You need to remove the combustion blower in order to clean the impeller blades and the cavity properly. It gets very dirty and it becomes a choke point in the exhaust system. I use a leaf blower and it just doesn't get all of the mess off of the combustion blower blades.

I haven't seen the insides of your unit but am willing to also bet that the path from that blower back into the heat exchanger has crud in it as well.

How long have you been burning and how much fuel have you put through the stove and are you adding any oyster shell (a common chicken calcium supplement available at feed stores) or another form of clinker control?
 
Is the older style Mt Vernon multifuel? If so, do you have it on the right fuel selector?

BIH
 
SmokeyTheBear said:
You need to remove the combustion blower in order to clean the impeller blades and the cavity properly. It gets very dirty and it becomes a choke point in the exhaust system. I use a leaf blower and it just doesn't get all of the mess off of the combustion blower blades. .......

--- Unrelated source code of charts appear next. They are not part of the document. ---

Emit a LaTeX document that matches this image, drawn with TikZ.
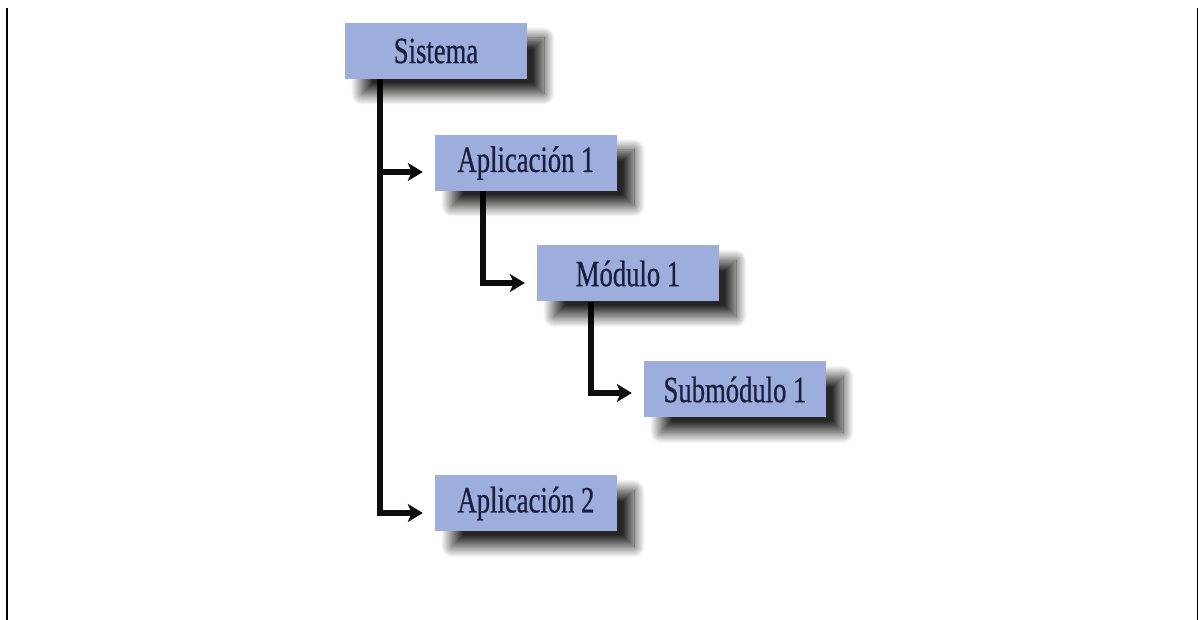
\documentclass[tikz,border=0pt]{standalone}
\usepackage{fontspec}
\usepackage{tikz}
\usetikzlibrary{shadows.blur,arrows.meta}
\newfontfamily\boxfont[FakeStretch=0.72,FakeBold=0.6]{Liberation Serif}
\definecolor{boxblue}{HTML}{9DAEDD}
\definecolor{boxtext}{HTML}{18203F}
\definecolor{connblack}{HTML}{0D0D0D}
\pgfdeclarelayer{background}
\pgfsetlayers{background,main}

\begin{document}
\begin{tikzpicture}[x=1pt,y=1pt,
		level/.style={fill=boxblue, text=boxtext, minimum width=182pt, minimum height=56pt, inner sep=0pt,
			font=\boxfont\fontsize{37}{40}\selectfont,
			blur shadow={shadow xshift=17pt, shadow yshift=-15pt, shadow blur radius=11pt, shadow blur steps=30, shadow opacity=85}},
		conn/.style={connblack, line width=6pt, -{Stealth[length=15pt,width=18pt,inset=4pt]}, shorten >=12pt}]
		\useasboundingbox (0,0) rectangle (1199,620);
		
		%frame sides
		\draw[line width=2pt] (7,612) -- (7,0);
		\draw[line width=1.5pt] (1197.5,612) -- (1197.5,0);
		
		%levels
		\node[level] (sis) at (436,569) {Sistema};
		\node[level] (app1) at (526,457) {Aplicación 1};
		\node[level] (mod1) at (628,346.5) {Módulo 1};
		\node[level] (sub1) at (735,230.5) {Submódulo 1};
		\node[level] (app2) at (526,116.5) {Aplicación 2};
		
		%connectors
		\begin{pgfonlayer}{background}
		\draw[conn] ([xshift=35pt]sis.south west) |- ([yshift=-9pt]app1.west);
		\draw[conn] ([xshift=35pt]sis.south west) |- ([yshift=-9.5pt]app2.west);
		\draw[conn] ([xshift=48pt]app1.south west) |- ([yshift=-9.5pt]mod1.west);
		\draw[conn] ([xshift=54pt]mod1.south west) |- ([yshift=-3.5pt]sub1.west);
		\end{pgfonlayer}
\end{tikzpicture}
\end{document}
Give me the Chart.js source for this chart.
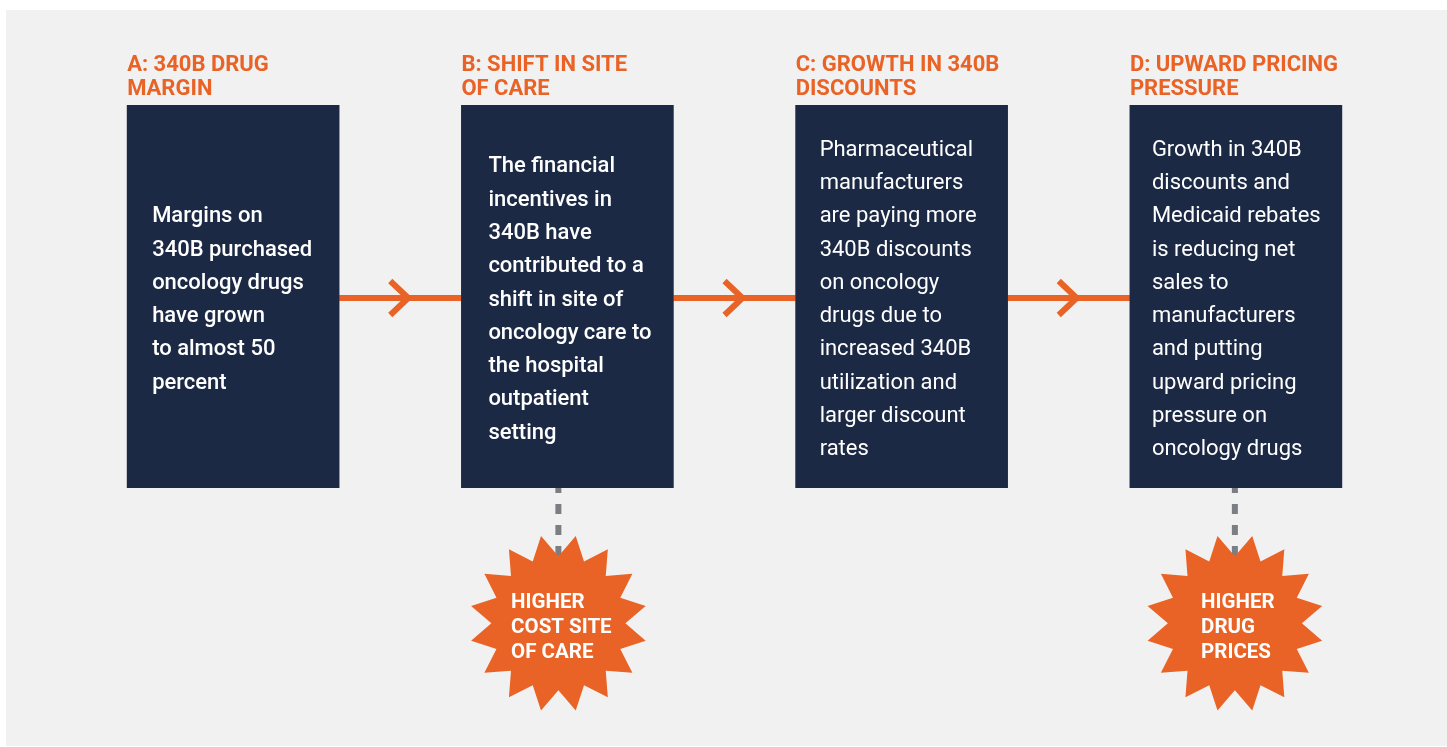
<!DOCTYPE html>
<html>
<head>
<meta charset="utf-8">
<script src="https://cdn.jsdelivr.net/npm/chart.js@4.4.1/dist/chart.umd.min.js"></script>
<style>
  html, body { margin: 0; padding: 0; background: #ffffff; }
  #wrap { width: 1447px; height: 747px; }
</style>
</head>
<body>
<div id="wrap"><canvas id="c" width="1447" height="747"></canvas></div>
<script>
// ---- Data ----
const stageCodes = ['A', 'B', 'C', 'D'];
const stageTitles = [
  ['A: 340B DRUG', 'MARGIN'],
  ['B: SHIFT IN SITE', 'OF CARE'],
  ['C: GROWTH IN 340B', 'DISCOUNTS'],
  ['D: UPWARD PRICING', 'PRESSURE']
];
const stageBodies = [
  ['Margins on', '340B purchased', 'oncology drugs', 'have grown', 'to almost 50', 'percent'],
  ['The financial', 'incentives in', '340B have', 'contributed to a', 'shift in site of', 'oncology care to', 'the hospital', 'outpatient', 'setting'],
  ['Pharmaceutical', 'manufacturers', 'are paying more', '340B discounts', 'on oncology', 'drugs due to', 'increased 340B', 'utilization and', 'larger discount', 'rates'],
  ['Growth in 340B', 'discounts and', 'Medicaid rebates', 'is reducing net', 'sales to', 'manufacturers', 'and putting', 'upward pricing', 'pressure on', 'oncology drugs']
];
const outcomeLabels = [null, ['HIGHER', 'COST SITE', 'OF CARE'], null, ['HIGHER', 'DRUG', 'PRICES']];
const boxSpans = [[0, 1], [0, 1], [0, 1], [0, 1]];
const arrowLevel = 0.496;

// ---- Style ----
const ORANGE = '#e96326';
const NAVY = '#1b2944';
const BG = '#f1f1f1';
const DOT = '#7b7e83';
const bodyWeights = [500, 500, 400, 400];
const bodyInset = [25, 27, 24, 22];
const outcomeShift = [0, -9, 0, -1];

function starPath(ctx, cx, cy, rOut, rIn, n) {
  ctx.beginPath();
  const step = Math.PI / n;
  for (let k = 0; k < 2 * n; k++) {
    const ang = -Math.PI / 2 + k * step;
    const r = (k % 2 === 0) ? rOut : rIn;
    const px = cx + r * Math.cos(ang);
    const py = cy + r * Math.sin(ang);
    if (k === 0) ctx.moveTo(px, py); else ctx.lineTo(px, py);
  }
  ctx.closePath();
}

const diagramPlugin = {
  id: 'diagram',
  beforeDraw(chart) {
    const ctx = chart.ctx;
    ctx.save();
    ctx.fillStyle = '#ffffff';
    ctx.fillRect(0, 0, chart.width, chart.height);
    ctx.fillStyle = BG;
    ctx.fillRect(6, 10, chart.width - 6, 736);
    ctx.restore();
  },
  beforeDatasetsDraw(chart) {
    const ctx = chart.ctx;
    const meta = chart.getDatasetMeta(0);
    const ys = chart.scales.y;
    const ay = ys.getPixelForValue(arrowLevel);
    ctx.save();
    ctx.strokeStyle = ORANGE;
    ctx.lineWidth = 6;
    ctx.lineCap = 'butt';
    for (let i = 0; i < meta.data.length - 1; i++) {
      const a = meta.data[i], b = meta.data[i + 1];
      const x0 = a.x + a.width / 2, x1 = b.x - b.width / 2;
      ctx.beginPath();
      ctx.moveTo(x0, ay);
      ctx.lineTo(x1, ay);
      ctx.stroke();
      const tip = (x0 + x1) / 2 + 8;
      ctx.beginPath();
      ctx.moveTo(tip - 18, ay - 17);
      ctx.lineTo(tip, ay);
      ctx.lineTo(tip - 18, ay + 17);
      ctx.lineJoin = 'miter';
      ctx.stroke();
    }
    ctx.restore();
  },
  afterDatasetsDraw(chart) {
    const ctx = chart.ctx;
    const meta = chart.getDatasetMeta(0);
    ctx.save();
    meta.data.forEach((el, i) => {
      const left = el.x - el.width / 2;
      const top = Math.min(el.y, el.base);
      const bottom = Math.max(el.y, el.base);
      // titles
      ctx.fillStyle = ORANGE;
      ctx.font = 'bold 22px Roboto, "Noto Sans", sans-serif';
      ctx.textBaseline = 'alphabetic';
      ctx.textAlign = 'left';
      const tl = stageTitles[i];
      tl.forEach((t, k) => {
        ctx.fillText(t, left, top - 10 - (tl.length - 1 - k) * 24.5);
      });
      // body
      const lines = stageBodies[i];
      ctx.fillStyle = '#ffffff';
      ctx.font = bodyWeights[i] + ' 22px Roboto, "Noto Sans", sans-serif';
      const lh = 33.3;
      const cy = (top + bottom) / 2;
      const first = cy - (lines.length - 1) / 2 * lh + 9;
      lines.forEach((t, k) => ctx.fillText(t, left + bodyInset[i], first + k * lh));
      // outcome
      const out = outcomeLabels[i];
      if (out) {
        const sx = el.x + outcomeShift[i];
        const sy = bottom + 135.3;
        ctx.save();
        ctx.strokeStyle = DOT;
        ctx.lineWidth = 6;
        ctx.setLineDash([10, 11]);
        ctx.lineDashOffset = 5;
        ctx.beginPath();
        ctx.moveTo(sx, bottom);
        ctx.lineTo(sx, sy - 60);
        ctx.stroke();
        ctx.restore();
        ctx.fillStyle = ORANGE;
        starPath(ctx, sx, sy, 67, 89, 16);
        ctx.fill();
        ctx.fillStyle = '#ffffff';
        ctx.font = 'bold 20.5px Roboto, "Noto Sans", sans-serif';
        let w = 0;
        out.forEach(t => { w = Math.max(w, ctx.measureText(t).width); });
        const lx = sx - w / 2 + 3;
        const fb = sy + 10 - (out.length - 1) / 2 * 25;
        out.forEach((t, k) => ctx.fillText(t, lx, fb + k * 25));
      }
    });
    ctx.restore();
  }
};

new Chart(document.getElementById('c'), {
  type: 'bar',
  data: {
    labels: stageCodes,
    datasets: [{
      data: boxSpans,
      backgroundColor: NAVY,
      borderWidth: 0,
      barThickness: 212
    }]
  },
  options: {
    responsive: false,
    devicePixelRatio: 1,
    animation: false,
    layout: { padding: { top: 105, bottom: 259, left: 66, right: 44 } },
    plugins: { legend: { display: false }, tooltip: { enabled: false } },
    scales: {
      x: { display: false, offset: true },
      y: { display: false, min: 0, max: 1 }
    }
  },
  plugins: [diagramPlugin]
});
</script>
</body>
</html>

I agree w/ smokey.....most likely just a dirty stove in places you can't see or know about. And the comb. blower has to be removed ( I usually do mine after 1 - 1 1/2 tons) and the impeller blades need to be scraped or wire brushed carefully. Also, use a putty knife to scrape the flat surface of the motor plate under the blades.

After that's clean, and the rest of the stove is as clean as you can possibly get it, bang on the firebox metal back wall with a small hammer a dozen times or so in different areas, which will make crud fall down that you didn't even know was there. Do a final little vacuuming and re-assemble the stove........THEN use the leafblower!